Thursday, July 10, 2008

See you in Anaheim

For those of you planning to attend the NMRA Convention next week in Anaheim, I hope you’ll drop by one of my clinics to say hello. I’m presenting two clinics, “Creating an Operating Session” and “Layout Design from the Prototype”. I’m also participating as a panelist with a number of former editors of the Layout Design SIG’s Layout Design Journal to discuss “Layout Design Trends”.

The operations-oriented clinic will attempt to cover everything from car movement to train control to crew management and human factors. Obviously, an hour-long clinic will just scratch the surface of the topic, but hopefully it will be useful for those beginning to explore operations on their own layouts.

The clinic on designing from the prototype will hopefully interest those considering prototype-based layouts, freelanced layouts, and everything in between. I’ll try to share a bit about the thought process I find myself going through with most projects. Model railroad layout design is all about the trade-offs and compromises, and there are multiple junctures in the process where this comes into play.

The layout design trends panel discussion (Tuesday at 4pm) will be an interesting look inside the minds of a number of accomplished modelers and hobby thinkers. And me. Some preliminary email discussions among the panelists suggest that we will bring at least a few different viewpoints to the table. Model railroad layout design ain’t rocket science, but there are some interesting new ideas as well as older ideas being applied in new ways.

Hope to see you there.

Greatest. Baseball. Announcer. Ever. I’ve been spending time in Southern California recently helping out with some family matters and have had a chance to catch a few L.A. Dodgers broadcasts. Even though I was always much more of an Angels fan growing up, Dodgers broadcaster Vin Scully is still the very best there has ever been at his craft, in my opinion. Scully never over-hypes a moment and has an instinctive knack for drawing the listener or viewer into the game with a pertinent fact or stat delivered in a relaxed and engaging manner.

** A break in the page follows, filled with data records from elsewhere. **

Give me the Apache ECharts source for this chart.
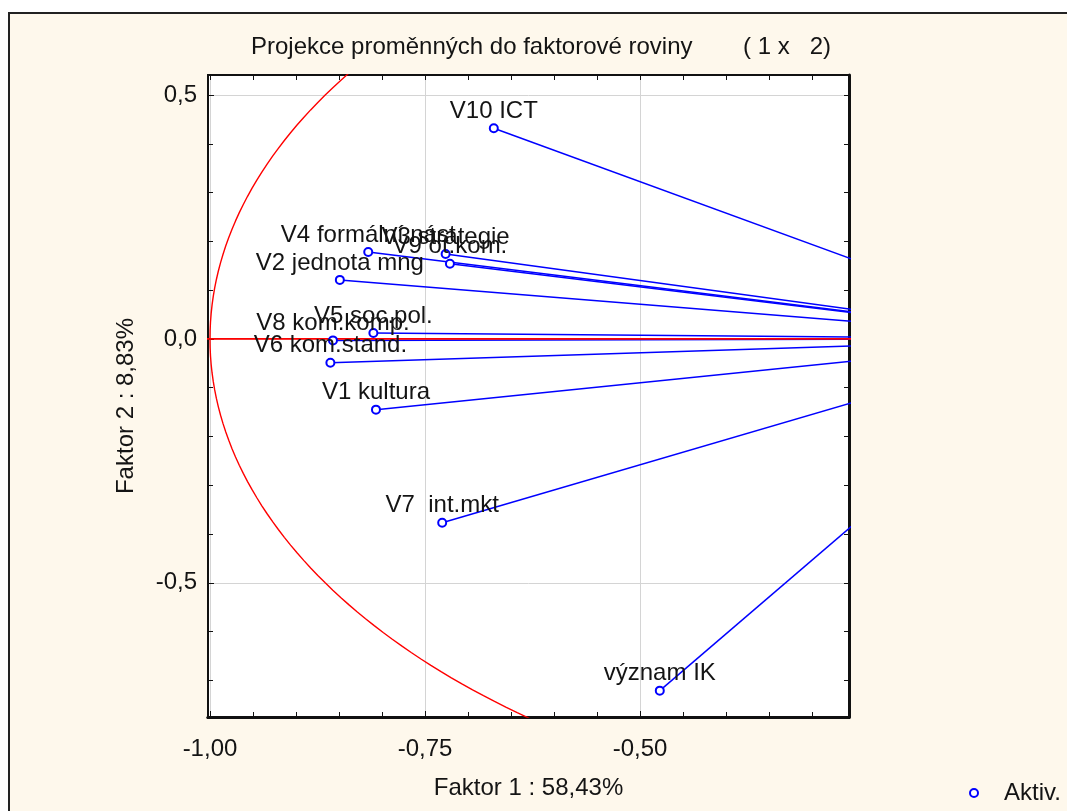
<!DOCTYPE html>
<html>
<head>
<meta charset="utf-8">
<script src="https://cdn.jsdelivr.net/npm/echarts@6/dist/echarts.min.js"></script>
<style>
  body { margin: 0; background: #fff; }
  #frame { position: absolute; left: 8px; top: 12px; width: 1059px; height: 799px;
           background: #fef8ec; border-left: 2px solid #222; border-top: 2px solid #222; box-sizing: border-box; }
  #chart { position: absolute; left: 0; top: 0; width: 1067px; height: 811px; }
</style>
</head>
<body>
<div id="frame"></div>
<div id="chart"></div>
<script>
// promenne - souradnice na faktorech 1 a 2
var names = ['V10 ICT', 'V4 formální nást', 'V3 strategie', 'V9 ot.kom.', 'V2 jednota mng',
             'V5 soc.pol.', 'V8 kom.komp.', 'V6 kom.stand.', 'V1 kultura', 'V7  int.mkt', 'význam IK'];
var faktor1 = [-0.670, -0.816, -0.726, -0.721, -0.849, -0.810, -0.857, -0.860, -0.807, -0.730, -0.477];
var faktor2 = [0.432, 0.178, 0.174, 0.154, 0.121, 0.012, -0.003, -0.049, -0.145, -0.377, -0.721];

var xMajorTicks = [-1, -0.75, -0.5];
var xMinorTicks = [-1, -0.95, -0.9, -0.85, -0.8, -0.75, -0.7, -0.65, -0.6, -0.55, -0.5, -0.45, -0.4, -0.35, -0.3];
var yMajorTicks = [-0.5, 0, 0.5];
var yMinorTicks = [-0.7, -0.6, -0.5, -0.4, -0.3, -0.2, -0.1, 0, 0.1, 0.2, 0.3, 0.4, 0.5];

var xMin = -1.0023, xMax = -0.2570, yMin = -0.775, yMax = 0.541;
var font = "'Liberation Sans', Arial, sans-serif";
var txt = '#141414';
var fs = 24;

var myChart = echarts.init(document.getElementById('chart'));

// jednotkova kruznice
var kruh = [];
for (var a = 0; a <= 360; a += 1) {
  kruh.push([Math.cos(a * Math.PI / 180), Math.sin(a * Math.PI / 180)]);
}

var series = names.map(function (n, i) {
  return {
    type: 'line', xAxisIndex: 0, yAxisIndex: 0, silent: true,
    data: [[faktor1[i], faktor2[i]], [0, 0]],
    showSymbol: false, lineStyle: { color: '#0000ff', width: 1.5 }, z: 2
  };
});
series.push({
  type: 'line', silent: true, data: kruh, showSymbol: false,
  lineStyle: { color: '#ff0000', width: 1.4 }, z: 3
});
series.push({
  type: 'line', silent: true, data: [[-1.05, 0], [0, 0]], showSymbol: false,
  lineStyle: { color: '#ff0000', width: 1.8 }, z: 4
});
series.push({
  name: 'Aktiv.', type: 'scatter', symbol: 'emptyCircle', symbolSize: 8, z: 5,
  itemStyle: { color: '#0000ff', borderColor: '#0000ff', borderWidth: 1.5, opacity: 1 },
  label: {
    show: true, position: 'top', distance: 0,
    fontFamily: font, fontSize: fs, color: txt, opacity: 1,
    formatter: function (p) { return names[p.dataIndex]; }
  },
  data: names.map(function (n, i) { return [faktor1[i], faktor2[i]]; })
});

function axisBase(pos, min, max, lineW) {
  return {
    type: 'value', position: pos, min: min, max: max,
    axisLine: { show: true, onZero: false, lineStyle: { color: '#111', width: lineW } },
    axisTick: { show: false }, axisLabel: { show: false }, splitLine: { show: false }
  };
}

var xMain = axisBase('bottom', xMin, xMax, 3);
xMain.axisLabel = {
  show: true, customValues: xMajorTicks, margin: 20, fontFamily: font, fontSize: fs, color: txt,
  formatter: function (v) { return v.toFixed(2).replace('.', ','); }
};
xMain.axisTick = { show: true, customValues: xMajorTicks, inside: true, length: 6, lineStyle: { color: '#111' } };
xMain.splitLine = { show: true, lineStyle: { color: '#d4d4d4', width: 1 } };
xMain.name = 'Faktor 1 : 58,43%';
xMain.nameLocation = 'middle';
xMain.nameGap = 59;
xMain.nameTextStyle = { fontFamily: font, fontSize: fs, color: txt };

var xMinor = axisBase('bottom', xMin, xMax, 3);
xMinor.axisTick = { show: true, customValues: xMinorTicks, inside: true, length: 5, lineStyle: { color: '#111' } };
var xTop = axisBase('top', xMin, xMax, 2);
xTop.axisTick = { show: true, customValues: xMinorTicks, inside: true, length: 5, lineStyle: { color: '#111' } };

var yMain = axisBase('left', yMin, yMax, 2);
yMain.axisLabel = {
  show: true, customValues: yMajorTicks, margin: 11, fontFamily: font, fontSize: fs, color: txt,
  formatter: function (v) { return v.toFixed(1).replace('.', ','); }
};
yMain.axisTick = { show: true, customValues: yMajorTicks, inside: true, length: 6, lineStyle: { color: '#111' } };
yMain.splitLine = { show: true, lineStyle: { color: '#d4d4d4', width: 1 } };
yMain.name = 'Faktor 2 : 8,83%';
yMain.nameLocation = 'middle';
yMain.nameRotate = 90;
yMain.nameGap = 70;
yMain.nameTextStyle = { fontFamily: font, fontSize: fs, color: txt, padding: [0, 20, 0, 0] };

var yMinor = axisBase('left', yMin, yMax, 2);
yMinor.axisTick = { show: true, customValues: yMinorTicks, inside: true, length: 5, lineStyle: { color: '#111' } };
var yRight = axisBase('right', yMin, yMax, 3);
yRight.axisTick = { show: true, customValues: yMinorTicks, inside: true, length: 5, lineStyle: { color: '#111' } };

var option = {
  animation: false,
  title: [
    { text: 'Projekce proměnných do faktorové roviny', left: 246, top: 30,
      textStyle: { fontFamily: font, fontSize: fs, fontWeight: 'normal', color: txt } },
    { text: '( 1 x   2)', left: 738, top: 30,
      textStyle: { fontFamily: font, fontSize: fs, fontWeight: 'normal', color: txt } }
  ],
  legend: {
    data: ['Aktiv.'], left: 964, top: 776, itemWidth: 10, itemHeight: 8,
    textStyle: { fontFamily: font, fontSize: fs, color: txt, padding: [0, 0, 0, 20] }
  },
  grid: { left: 208, top: 75, width: 641, height: 642, show: true, backgroundColor: '#ffffff', borderWidth: 0 },
  xAxis: [xMain, xMinor, xTop],
  yAxis: [yMain, yMinor, yRight],
  series: series
};

myChart.setOption(option);
</script>
</body>
</html>
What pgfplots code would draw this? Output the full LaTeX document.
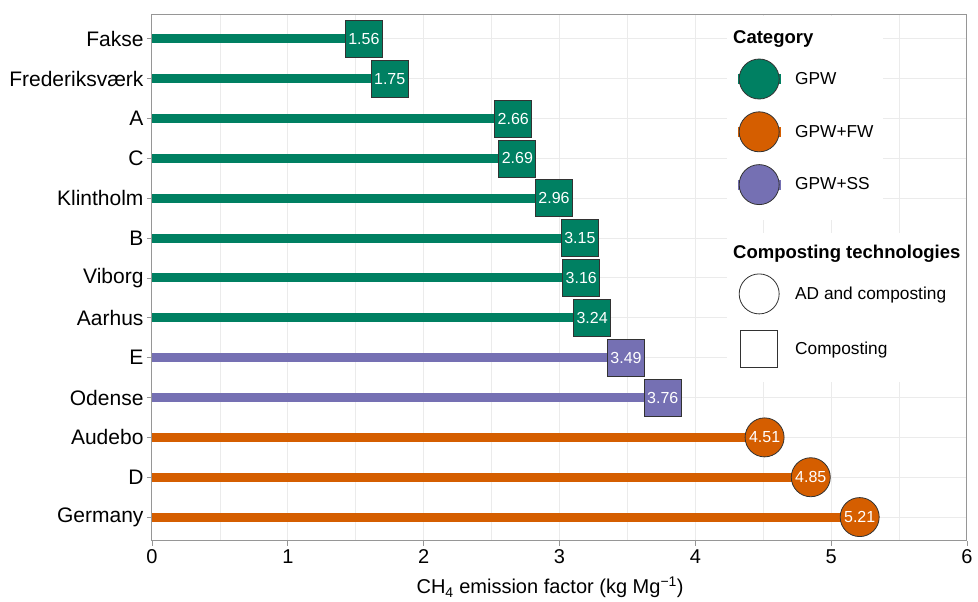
\documentclass[border=0pt]{standalone}
\usepackage{fontspec}
\setmainfont{Liberation Sans}
\usepackage{pgfplots}
\pgfplotsset{compat=1.18}
\definecolor{gpw}{RGB}{0,128,98}
\definecolor{fw}{RGB}{213,94,0}
\definecolor{ss}{RGB}{117,112,179}
\definecolor{gridc}{RGB}{235,235,235}
\definecolor{axc}{RGB}{150,150,150}
\definecolor{mkline}{RGB}{50,50,50}
\pgfplotsset{/pgf/number format/assume math mode=true}
\begin{document}
\begin{tikzpicture}
\useasboundingbox (-152pt,-61pt) rectangle (826pt,541pt);
\begin{axis}[
  at={(0pt,0pt)}, anchor=south west,
  scale only axis, width=815pt, height=526pt,
  xmin=0, xmax=6, ymin=0.4, ymax=13.6,
  xtick={0,1,2,3,4,5,6},
  minor xtick={0.5,1.5,2.5,3.5,4.5,5.5},
  ytick={1,2,3,4,5,6,7,8,9,10,11,12,13},
  yticklabels={Germany,D,Audebo,Odense,E,Aarhus,Viborg,B,Klintholm,C,A,Frederiksværk,Fakse},
  grid=both,
  major grid style={gridc, line width=1pt},
  minor grid style={gridc, line width=0.6pt},
  major tick length=5pt, minor tick length=0pt,
  tick align=outside,
  tick style={axc, line width=0.9pt},
  xtick pos=lower, ytick pos=left,
  axis line style={axc, line width=1pt},
  xticklabel style={font=\fontsize{20}{24}\selectfont, text=black},
  yticklabel style={font=\fontsize{21}{25}\selectfont, text=black},
  xlabel={CH\textsubscript{4} emission factor (kg Mg\textsuperscript{−1})},
  xlabel style={font=\fontsize{20}{24}\selectfont, at={(axis description cs:0.4885,0)}, anchor=base, yshift=-53pt},
  legend style={at={(axis cs:4.233,13.6)}, anchor=north west, draw=none, fill=none,
    font=\fontsize{17.3}{20}\selectfont, row sep=12pt, inner xsep=11pt, inner ysep=13pt,
    /tikz/every odd column/.append style={column sep=13pt}},
  legend cell align=left,
  every node near coord/.append style={anchor=center, text=white, font=\fontsize{16}{19}\selectfont},
]
% legend backgrounds
\fill[white] (axis cs:4.233,13.575) rectangle (axis cs:5.382,8.456);
\fill[white] (axis cs:4.233,8.13) rectangle (axis cs:5.992,4.39);
% segments
\addplot[forget plot, xcomb, gpw, line width=9pt] coordinates {
  (1.56,13) (1.75,12) (2.66,11) (2.69,10) (2.96,9) (3.15,8) (3.16,7) (3.24,6)};
\addplot[forget plot, xcomb, ss, line width=9pt] coordinates {(3.49,5) (3.76,4)};
\addplot[forget plot, xcomb, fw, line width=9pt] coordinates {(4.51,3) (4.85,2) (5.21,1)};
% markers with labels
\addplot[forget plot, only marks, mark=square*, mark size=18.5pt,
  mark options={fill=gpw, draw=mkline, line width=0.8pt},
  point meta=x, nodes near coords={\pgfmathprintnumber[fixed,zerofill,precision=2]{\pgfplotspointmeta}}]
  coordinates {(1.56,13) (1.75,12) (2.66,11) (2.69,10) (2.96,9) (3.15,8) (3.16,7) (3.24,6)};
\addplot[forget plot, only marks, mark=square*, mark size=18.5pt,
  mark options={fill=ss, draw=mkline, line width=0.8pt},
  point meta=x, nodes near coords={\pgfmathprintnumber[fixed,zerofill,precision=2]{\pgfplotspointmeta}}]
  coordinates {(3.49,5) (3.76,4)};
\addplot[forget plot, only marks, mark=*, mark size=19.5pt,
  mark options={fill=fw, draw=mkline, line width=0.8pt},
  point meta=x, nodes near coords={\pgfmathprintnumber[fixed,zerofill,precision=2]{\pgfplotspointmeta}}]
  coordinates {(4.51,3) (4.85,2) (5.21,1)};
% legend
\addlegendimage{empty legend}
\addlegendentry{\makebox[0pt][l]{\hspace*{-62pt}\fontsize{18.5}{21}\selectfont\bfseries Category}}
\addlegendimage{legend image code/.code={\fill[gpw] (-20.8pt,-4.5pt) rectangle (20.8pt,4.5pt); \filldraw[fill=gpw, draw=mkline, line width=0.8pt] (0pt,0pt) circle[radius=20pt];}}
\addlegendentry{GPW}
\addlegendimage{legend image code/.code={\fill[fw] (-20.8pt,-4.5pt) rectangle (20.8pt,4.5pt); \filldraw[fill=fw, draw=mkline, line width=0.8pt] (0pt,0pt) circle[radius=20pt];}}
\addlegendentry{GPW+FW}
\addlegendimage{legend image code/.code={\fill[ss] (-20.8pt,-4.5pt) rectangle (20.8pt,4.5pt); \filldraw[fill=ss, draw=mkline, line width=0.8pt] (0pt,0pt) circle[radius=20pt];}}
\addlegendentry{GPW+SS}
\addlegendimage{empty legend}
\addlegendentry{\makebox[0pt][l]{\hspace*{-62pt}\fontsize{18.5}{21}\selectfont\bfseries\rule{0pt}{39pt}Composting technologies}}
\addlegendimage{legend image code/.code={\filldraw[fill=white, draw=mkline, line width=0.8pt] (0pt,0pt) circle[radius=20pt];}}
\addlegendentry{AD and composting}
\addlegendimage{legend image code/.code={\path (0pt,22pt) (0pt,-20pt); \filldraw[fill=white, draw=mkline, line width=0.8pt] (-18.5pt,-18.5pt) rectangle (18.5pt,18.5pt);}}
\addlegendentry{Composting}
\end{axis}
\end{tikzpicture}
\end{document}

Scully gives the game itself “room to breathe” – and with that, he smoothly communicates the ebb-and-flow rhythm that’s the natural pace of baseball pitch-to-pitch. It’s like watching the game with an old friend who happens to be incredibly knowledgeable (and has a research team backing him up). I imagine Scully will be retiring sometime soon, so it’s been great to have a chance to enjoy his understated excellence again. Thanks, Vin!